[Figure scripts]

—————

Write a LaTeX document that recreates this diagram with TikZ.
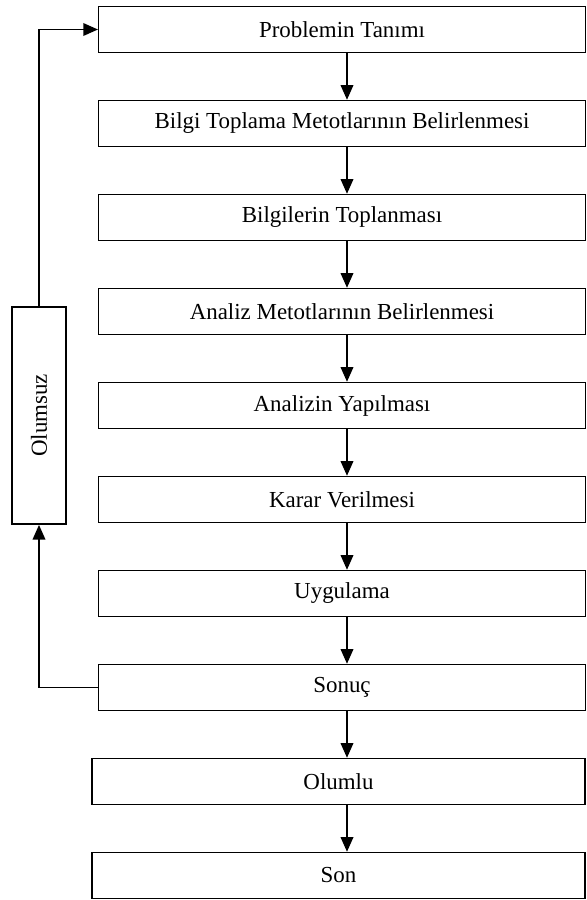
\documentclass[tikz,border=0pt]{standalone}
\usepackage{fontspec}
\setmainfont{Liberation Serif}
\usetikzlibrary{arrows.meta, positioning}

\begin{document}
\begin{tikzpicture}[
  x=0.75pt, y=-0.75pt,
  node distance=34.9pt,
  box/.style={draw, line width=1.1pt, minimum width=365pt, minimum height=34.5pt,
              inner sep=0pt, align=center, font=\fontsize{17.2}{20}\selectfont},
  widebox/.style={box, minimum width=370pt},
  sidebox/.style={box, rotate=90, minimum width=163pt, minimum height=40.5pt},
  arr/.style={-{Triangle[length=11pt, width=9.5pt]}, line width=1.1pt},
]
\useasboundingbox (0,0) rectangle (586,900);

% Main steps
\node[box] (tanim) at (342,29.5) {Problemin Tanımı};
\node[box, below=of tanim] (metot)  {Bilgi Toplama Metotlarının Belirlenmesi};
\node[box, below=of metot] (toplam) {Bilgilerin Toplanması};
\node[box, below=of toplam] (analizm) {Analiz Metotlarının Belirlenmesi};
\node[box, below=of analizm] (analiz) {Analizin Yapılması};
\node[box, below=of analiz] (karar)  {Karar Verilmesi};
\node[box, below=of karar] (uygula) {Uygulama};
\node[box, below=of uygula] (sonuc)  {Sonuç};
\node[widebox, below=of sonuc, xshift=-2.6pt] (olumlu) {Olumlu};
\node[widebox, below=of olumlu] (son) {Son};

% Feedback
\node[sidebox] (olumsuz) at (39,415.5) {Olumsuz};

% Arrows -- main flow
\coordinate (ax) at (347,0);
\draw[arr] (tanim.south -| ax)   -- (metot.north -| ax);
\draw[arr] (metot.south -| ax)   -- (toplam.north -| ax);
\draw[arr] (toplam.south -| ax)  -- (analizm.north -| ax);
\draw[arr] (analizm.south -| ax) -- (analiz.north -| ax);
\draw[arr] (analiz.south -| ax)  -- (karar.north -| ax);
\draw[arr] (karar.south -| ax)   -- (uygula.north -| ax);
\draw[arr] (uygula.south -| ax)  -- (sonuc.north -| ax);
\draw[arr] (sonuc.south -| ax)   -- (olumlu.north -| ax);
\draw[arr] (olumlu.south -| ax)  -- (son.north -| ax);

% Arrows -- feedback loop
\draw[arr] (sonuc.west) -| (olumsuz.west);
\draw[arr] (olumsuz.east) |- (tanim.west);

\end{tikzpicture}
\end{document}
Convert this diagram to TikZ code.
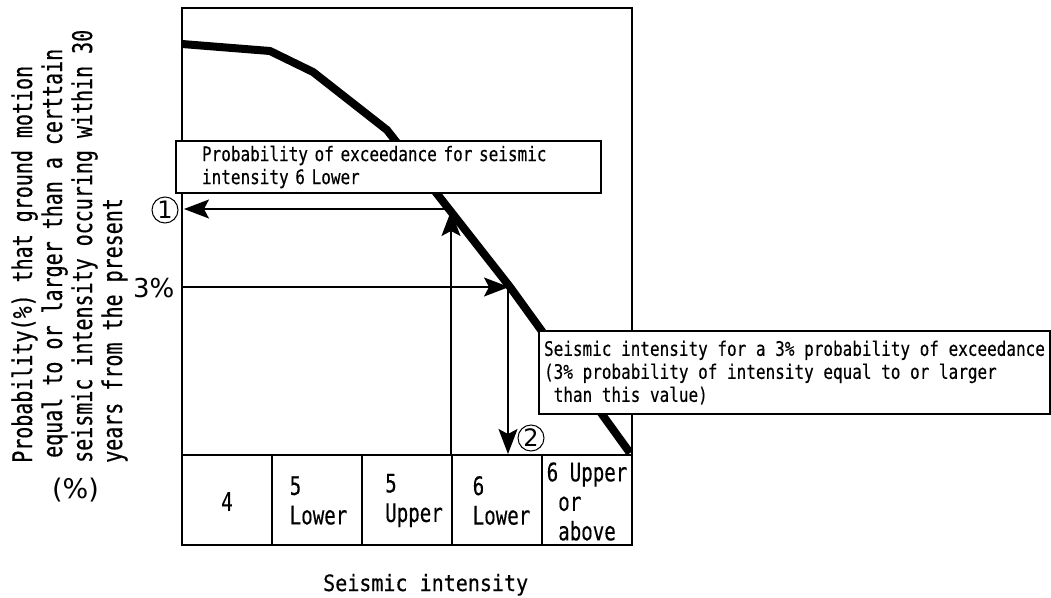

—————

● **Instructions to follow**:
Your task is to repeat the material above exactly, without its pictures.

● **Response**:
Write a LaTeX document that recreates this diagram with TikZ.
\documentclass[tikz,border=0pt]{standalone}
\usepackage{fontspec}
\setmainfont{Liberation Serif}
\usetikzlibrary{arrows.meta, positioning}

\begin{document}
\begin{tikzpicture}[
  x=0.75pt, y=-0.75pt,
  node distance=34.9pt,
  box/.style={draw, line width=1.1pt, minimum width=365pt, minimum height=34.5pt,
              inner sep=0pt, align=center, font=\fontsize{17.2}{20}\selectfont},
  widebox/.style={box, minimum width=370pt},
  sidebox/.style={box, rotate=90, minimum width=163pt, minimum height=40.5pt},
  arr/.style={-{Triangle[length=11pt, width=9.5pt]}, line width=1.1pt},
]
\useasboundingbox (0,0) rectangle (586,900);

% Main steps
\node[box] (tanim) at (342,29.5) {Problemin Tanımı};
\node[box, below=of tanim] (metot)  {Bilgi Toplama Metotlarının Belirlenmesi};
\node[box, below=of metot] (toplam) {Bilgilerin Toplanması};
\node[box, below=of toplam] (analizm) {Analiz Metotlarının Belirlenmesi};
\node[box, below=of analizm] (analiz) {Analizin Yapılması};
\node[box, below=of analiz] (karar)  {Karar Verilmesi};
\node[box, below=of karar] (uygula) {Uygulama};
\node[box, below=of uygula] (sonuc)  {Sonuç};
\node[widebox, below=of sonuc, xshift=-2.6pt] (olumlu) {Olumlu};
\node[widebox, below=of olumlu] (son) {Son};

% Feedback
\node[sidebox] (olumsuz) at (39,415.5) {Olumsuz};

% Arrows -- main flow
\coordinate (ax) at (347,0);
\draw[arr] (tanim.south -| ax)   -- (metot.north -| ax);
\draw[arr] (metot.south -| ax)   -- (toplam.north -| ax);
\draw[arr] (toplam.south -| ax)  -- (analizm.north -| ax);
\draw[arr] (analizm.south -| ax) -- (analiz.north -| ax);
\draw[arr] (analiz.south -| ax)  -- (karar.north -| ax);
\draw[arr] (karar.south -| ax)   -- (uygula.north -| ax);
\draw[arr] (uygula.south -| ax)  -- (sonuc.north -| ax);
\draw[arr] (sonuc.south -| ax)   -- (olumlu.north -| ax);
\draw[arr] (olumlu.south -| ax)  -- (son.north -| ax);

% Arrows -- feedback loop
\draw[arr] (sonuc.west) -| (olumsuz.west);
\draw[arr] (olumsuz.east) |- (tanim.west);

\end{tikzpicture}
\end{document}
Convert this diagram to TikZ code.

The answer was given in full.